WRITTEN PROBLEM ->
Print the listing in its entirety and exactly, leaving out images.

RAW DATA ->

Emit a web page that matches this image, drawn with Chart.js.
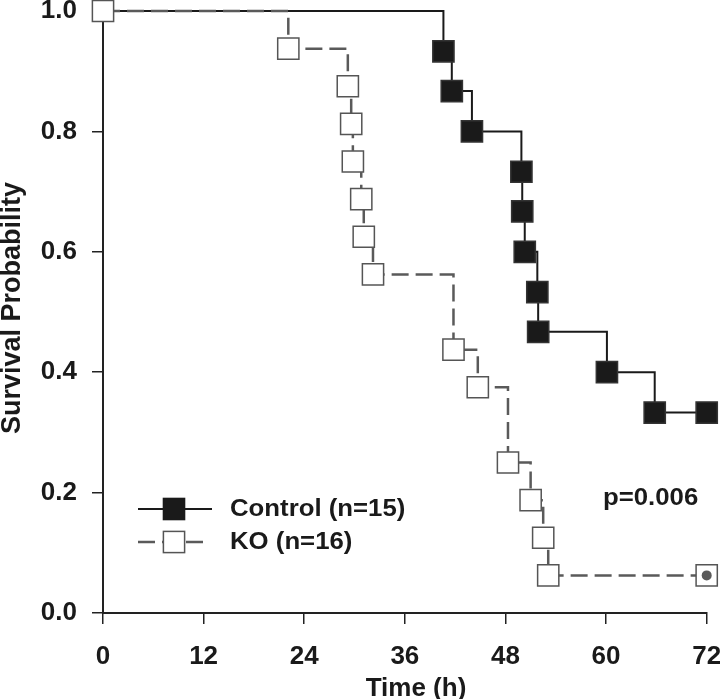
<!DOCTYPE html>
<html>
<head>
<meta charset="utf-8">
<title>Survival Probability</title>
<script src="https://cdn.jsdelivr.net/npm/chart.js@4.4.1/dist/chart.umd.min.js"></script>
<style>
  html, body { margin: 0; padding: 0; background: #fff; }
  #wrap { width: 720px; height: 699px; }
</style>
</head>
<body>
<div id="wrap"><canvas id="kmChart" width="720" height="699"></canvas></div>
<script>
// Control 군 (n=15) - 사망 시점 / 생존율
var controlTime = [0, 40.6, 41.6, 44.0, 49.9, 50.0, 50.3, 51.8, 51.9, 60.1, 65.8, 72];
var controlSurv = [1.0, 0.933, 0.867, 0.8, 0.733, 0.667, 0.6, 0.533, 0.467, 0.4, 0.333, 0.333];

// KO 군 (n=16)
var koTime = [0, 22.1, 29.2, 29.6, 29.8, 30.8, 31.1, 32.2, 41.8, 44.7, 48.3, 51.0, 52.5, 53.1, 72];
var koSurv = [1.0, 0.9375, 0.875, 0.8125, 0.75, 0.6875, 0.625, 0.5625, 0.4375, 0.375, 0.25, 0.1875, 0.125, 0.0625, 0.0625];

// 마지막 censored 표시 (점)
var koCensorTime = [72];
var koCensorSurv = [0.0625];

var xTicks = [0, 12, 24, 36, 48, 60, 72];
var yTicks = [0.0, 0.2, 0.4, 0.6, 0.8, 1.0];

var seriesNames = ['Control (n=15)', 'KO (n=16)'];
var xTitle = 'Time (h)';
var yTitle = 'Survival Probability';
var pText = 'p=0.006';

function toPoints(xs, ys) {
    var pts = [];
    for (var i = 0; i < xs.length; i++) {
        pts.push({ x: xs[i], y: ys[i] });
    }
    return pts;
}

var TEXT_COLOR = '#1a1a1a';
var KO_GRAY = '#5a5a5a';
var FONT = '"Liberation Sans", Arial, Helvetica, sans-serif';

// 첫 점(0,1.0)은 Control 마커 없음
var controlRadius = controlTime.map(function(t, i) { return i === 0 ? 0 : 15; });

// 텍스트/범례 그리기 플러그인
var kmTextPlugin = {
    id: 'kmText',
    afterDraw: function(chart) {
        var ctx = chart.ctx;
        var area = chart.chartArea;
        ctx.save();
        ctx.fillStyle = TEXT_COLOR;

        // x축 제목
        ctx.font = 'bold 26px ' + FONT;
        ctx.textAlign = 'center';
        ctx.textBaseline = 'alphabetic';
        ctx.fillText(xTitle, area.left + 313, 696);

        // y축 제목 (회전)
        ctx.font = 'bold 27px ' + FONT;
        ctx.save();
        ctx.translate(20, (area.top + area.bottom) / 2 - 4);
        ctx.rotate(-Math.PI / 2);
        ctx.fillText(yTitle, 0, 0);
        ctx.restore();

        // p 값
        ctx.font = 'bold 23px ' + FONT;
        ctx.textAlign = 'left';
        ctx.save();
        ctx.translate(603, 505);
        ctx.scale(1.12, 1);
        ctx.fillText(pText, 0, 0);
        ctx.restore();

        // 범례
        var lx0 = area.left + 35, lx1 = area.left + 109, mx = area.left + 71;
        var rowY = [509, 542];

        // Control
        ctx.strokeStyle = TEXT_COLOR;
        ctx.lineWidth = 2;
        ctx.setLineDash([]);
        ctx.beginPath();
        ctx.moveTo(lx0, rowY[0]);
        ctx.lineTo(lx1, rowY[0]);
        ctx.stroke();
        ctx.fillRect(mx - 11.3, rowY[0] - 11.3, 22.6, 22.6);

        // KO
        ctx.strokeStyle = KO_GRAY;
        ctx.lineWidth = 2.5;
        ctx.setLineDash([17, 7]);
        ctx.beginPath();
        ctx.moveTo(lx0, rowY[1]);
        ctx.lineTo(lx1 - 9, rowY[1]);
        ctx.stroke();
        ctx.setLineDash([]);
        ctx.fillStyle = '#fff';
        ctx.fillRect(mx - 10.6, rowY[1] - 10.6, 21.2, 21.2);
        ctx.strokeStyle = '#555';
        ctx.lineWidth = 1.5;
        ctx.strokeRect(mx - 10.6, rowY[1] - 10.6, 21.2, 21.2);

        ctx.fillStyle = TEXT_COLOR;
        ctx.font = 'bold 23px ' + FONT;
        ctx.textBaseline = 'middle';
        for (var i = 0; i < seriesNames.length; i++) {
            ctx.save();
            ctx.translate(area.left + 127, rowY[i] + 1);
            ctx.scale(1.12, 1);
            ctx.fillText(seriesNames[i], 0, 0);
            ctx.restore();
        }
        ctx.restore();
    }
};

var ctx = document.getElementById('kmChart').getContext('2d');
var myChart = new Chart(ctx, {
    type: 'line',
    data: {
        datasets: [{
            label: seriesNames[0],
            data: toPoints(controlTime, controlSurv),
            stepped: 'before',
            borderColor: TEXT_COLOR,
            borderWidth: 2,
            pointStyle: 'rect',
            pointRadius: controlRadius,
            pointBackgroundColor: TEXT_COLOR,
            pointBorderColor: '#333',
            pointBorderWidth: 1.5,
            clip: false,
            order: 2
        },
        {
            label: seriesNames[1],
            data: toPoints(koTime, koSurv),
            stepped: 'before',
            borderColor: KO_GRAY,
            borderWidth: 2.5,
            borderDash: [17, 7],
            pointStyle: 'rect',
            pointRadius: 15,
            pointBackgroundColor: '#fff',
            pointBorderColor: '#555',
            pointBorderWidth: 1.5,
            clip: false,
            order: 1
        },
        {
            label: 'censored',
            data: toPoints(koCensorTime, koCensorSurv),
            showLine: false,
            pointStyle: 'circle',
            pointRadius: 5,
            pointBackgroundColor: '#5a5a5a',
            pointBorderWidth: 0,
            clip: false,
            order: 0
        }]
    },
    options: {
        responsive: false,
        animation: false,
        events: [],
        layout: { autoPadding: false, padding: 0 },
        plugins: {
            legend: { display: false },
            tooltip: { enabled: false }
        },
        scales: {
            x: {
                type: 'linear',
                min: 0,
                max: 72,
                afterBuildTicks: function(scale) {
                    scale.ticks = xTicks.map(function(v) { return { value: v }; });
                },
                afterFit: function(scale) {
                    scale.height = 86;
                    // ticks.padding 이 오른쪽 여백에 더해지는 것 보정
                    scale.paddingLeft = 0;
                    scale.paddingRight = 13.3;
                },
                grid: { drawOnChartArea: false, tickLength: 11, color: '#222', lineWidth: 1.5 },
                border: { color: '#222', width: 2 },
                ticks: {
                    color: TEXT_COLOR,
                    padding: 22,
                    maxRotation: 0,
                    font: { family: FONT, size: 26, weight: 'bold', lineHeight: 0.85 }
                }
            },
            y: {
                type: 'linear',
                min: 0,
                max: 1,
                afterBuildTicks: function(scale) {
                    scale.ticks = yTicks.map(function(v) { return { value: v }; });
                },
                afterFit: function(scale) {
                    scale.width = 103;
                    scale.paddingTop = 11;
                    scale.paddingBottom = 0;
                },
                grid: { drawOnChartArea: false, tickLength: 11, color: '#222', lineWidth: 1.5 },
                border: { color: '#222', width: 2 },
                ticks: {
                    color: TEXT_COLOR,
                    padding: 15,
                    font: { family: FONT, size: 26, weight: 'bold', lineHeight: 0.8 },
                    callback: function(v) { return Number(v).toFixed(1); }
                }
            }
        }
    },
    plugins: [kmTextPlugin]
});
</script>
</body>
</html>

SOLUTION FOR THIS EXERCISE ->
Emit a web page that matches this image, drawn with Chart.js.
<!DOCTYPE html>
<html>
<head>
<meta charset="utf-8">
<title>Survival Probability</title>
<script src="https://cdn.jsdelivr.net/npm/chart.js@4.4.1/dist/chart.umd.min.js"></script>
<style>
  html, body { margin: 0; padding: 0; background: #fff; }
  #wrap { width: 720px; height: 699px; }
</style>
</head>
<body>
<div id="wrap"><canvas id="kmChart" width="720" height="699"></canvas></div>
<script>
// Control 군 (n=15) - 사망 시점 / 생존율
var controlTime = [0, 40.6, 41.6, 44.0, 49.9, 50.0, 50.3, 51.8, 51.9, 60.1, 65.8, 72];
var controlSurv = [1.0, 0.933, 0.867, 0.8, 0.733, 0.667, 0.6, 0.533, 0.467, 0.4, 0.333, 0.333];

// KO 군 (n=16)
var koTime = [0, 22.1, 29.2, 29.6, 29.8, 30.8, 31.1, 32.2, 41.8, 44.7, 48.3, 51.0, 52.5, 53.1, 72];
var koSurv = [1.0, 0.9375, 0.875, 0.8125, 0.75, 0.6875, 0.625, 0.5625, 0.4375, 0.375, 0.25, 0.1875, 0.125, 0.0625, 0.0625];

// 마지막 censored 표시 (점)
var koCensorTime = [72];
var koCensorSurv = [0.0625];

var xTicks = [0, 12, 24, 36, 48, 60, 72];
var yTicks = [0.0, 0.2, 0.4, 0.6, 0.8, 1.0];

var seriesNames = ['Control (n=15)', 'KO (n=16)'];
var xTitle = 'Time (h)';
var yTitle = 'Survival Probability';
var pText = 'p=0.006';

function toPoints(xs, ys) {
    var pts = [];
    for (var i = 0; i < xs.length; i++) {
        pts.push({ x: xs[i], y: ys[i] });
    }
    return pts;
}

var TEXT_COLOR = '#1a1a1a';
var KO_GRAY = '#5a5a5a';
var FONT = '"Liberation Sans", Arial, Helvetica, sans-serif';

// 첫 점(0,1.0)은 Control 마커 없음
var controlRadius = controlTime.map(function(t, i) { return i === 0 ? 0 : 15; });

// 텍스트/범례 그리기 플러그인
var kmTextPlugin = {
    id: 'kmText',
    afterDraw: function(chart) {
        var ctx = chart.ctx;
        var area = chart.chartArea;
        ctx.save();
        ctx.fillStyle = TEXT_COLOR;

        // x축 제목
        ctx.font = 'bold 26px ' + FONT;
        ctx.textAlign = 'center';
        ctx.textBaseline = 'alphabetic';
        ctx.fillText(xTitle, area.left + 313, 696);

        // y축 제목 (회전)
        ctx.font = 'bold 27px ' + FONT;
        ctx.save();
        ctx.translate(20, (area.top + area.bottom) / 2 - 4);
        ctx.rotate(-Math.PI / 2);
        ctx.fillText(yTitle, 0, 0);
        ctx.restore();

        // p 값
        ctx.font = 'bold 23px ' + FONT;
        ctx.textAlign = 'left';
        ctx.save();
        ctx.translate(603, 505);
        ctx.scale(1.12, 1);
        ctx.fillText(pText, 0, 0);
        ctx.restore();

        // 범례
        var lx0 = area.left + 35, lx1 = area.left + 109, mx = area.left + 71;
        var rowY = [509, 542];

        // Control
        ctx.strokeStyle = TEXT_COLOR;
        ctx.lineWidth = 2;
        ctx.setLineDash([]);
        ctx.beginPath();
        ctx.moveTo(lx0, rowY[0]);
        ctx.lineTo(lx1, rowY[0]);
        ctx.stroke();
        ctx.fillRect(mx - 11.3, rowY[0] - 11.3, 22.6, 22.6);

        // KO
        ctx.strokeStyle = KO_GRAY;
        ctx.lineWidth = 2.5;
        ctx.setLineDash([17, 7]);
        ctx.beginPath();
        ctx.moveTo(lx0, rowY[1]);
        ctx.lineTo(lx1 - 9, rowY[1]);
        ctx.stroke();
        ctx.setLineDash([]);
        ctx.fillStyle = '#fff';
        ctx.fillRect(mx - 10.6, rowY[1] - 10.6, 21.2, 21.2);
        ctx.strokeStyle = '#555';
        ctx.lineWidth = 1.5;
        ctx.strokeRect(mx - 10.6, rowY[1] - 10.6, 21.2, 21.2);

        ctx.fillStyle = TEXT_COLOR;
        ctx.font = 'bold 23px ' + FONT;
        ctx.textBaseline = 'middle';
        for (var i = 0; i < seriesNames.length; i++) {
            ctx.save();
            ctx.translate(area.left + 127, rowY[i] + 1);
            ctx.scale(1.12, 1);
            ctx.fillText(seriesNames[i], 0, 0);
            ctx.restore();
        }
        ctx.restore();
    }
};

var ctx = document.getElementById('kmChart').getContext('2d');
var myChart = new Chart(ctx, {
    type: 'line',
    data: {
        datasets: [{
            label: seriesNames[0],
            data: toPoints(controlTime, controlSurv),
            stepped: 'before',
            borderColor: TEXT_COLOR,
            borderWidth: 2,
            pointStyle: 'rect',
            pointRadius: controlRadius,
            pointBackgroundColor: TEXT_COLOR,
            pointBorderColor: '#333',
            pointBorderWidth: 1.5,
            clip: false,
            order: 2
        },
        {
            label: seriesNames[1],
            data: toPoints(koTime, koSurv),
            stepped: 'before',
            borderColor: KO_GRAY,
            borderWidth: 2.5,
            borderDash: [17, 7],
            pointStyle: 'rect',
            pointRadius: 15,
            pointBackgroundColor: '#fff',
            pointBorderColor: '#555',
            pointBorderWidth: 1.5,
            clip: false,
            order: 1
        },
        {
            label: 'censored',
            data: toPoints(koCensorTime, koCensorSurv),
            showLine: false,
            pointStyle: 'circle',
            pointRadius: 5,
            pointBackgroundColor: '#5a5a5a',
            pointBorderWidth: 0,
            clip: false,
            order: 0
        }]
    },
    options: {
        responsive: false,
        animation: false,
        events: [],
        layout: { autoPadding: false, padding: 0 },
        plugins: {
            legend: { display: false },
            tooltip: { enabled: false }
        },
        scales: {
            x: {
                type: 'linear',
                min: 0,
                max: 72,
                afterBuildTicks: function(scale) {
                    scale.ticks = xTicks.map(function(v) { return { value: v }; });
                },
                afterFit: function(scale) {
                    scale.height = 86;
                    // ticks.padding 이 오른쪽 여백에 더해지는 것 보정
                    scale.paddingLeft = 0;
                    scale.paddingRight = 13.3;
                },
                grid: { drawOnChartArea: false, tickLength: 11, color: '#222', lineWidth: 1.5 },
                border: { color: '#222', width: 2 },
                ticks: {
                    color: TEXT_COLOR,
                    padding: 22,
                    maxRotation: 0,
                    font: { family: FONT, size: 26, weight: 'bold', lineHeight: 0.85 }
                }
            },
            y: {
                type: 'linear',
                min: 0,
                max: 1,
                afterBuildTicks: function(scale) {
                    scale.ticks = yTicks.map(function(v) { return { value: v }; });
                },
                afterFit: function(scale) {
                    scale.width = 103;
                    scale.paddingTop = 11;
                    scale.paddingBottom = 0;
                },
                grid: { drawOnChartArea: false, tickLength: 11, color: '#222', lineWidth: 1.5 },
                border: { color: '#222', width: 2 },
                ticks: {
                    color: TEXT_COLOR,
                    padding: 15,
                    font: { family: FONT, size: 26, weight: 'bold', lineHeight: 0.8 },
                    callback: function(v) { return Number(v).toFixed(1); }
                }
            }
        }
    },
    plugins: [kmTextPlugin]
});
</script>
</body>
</html>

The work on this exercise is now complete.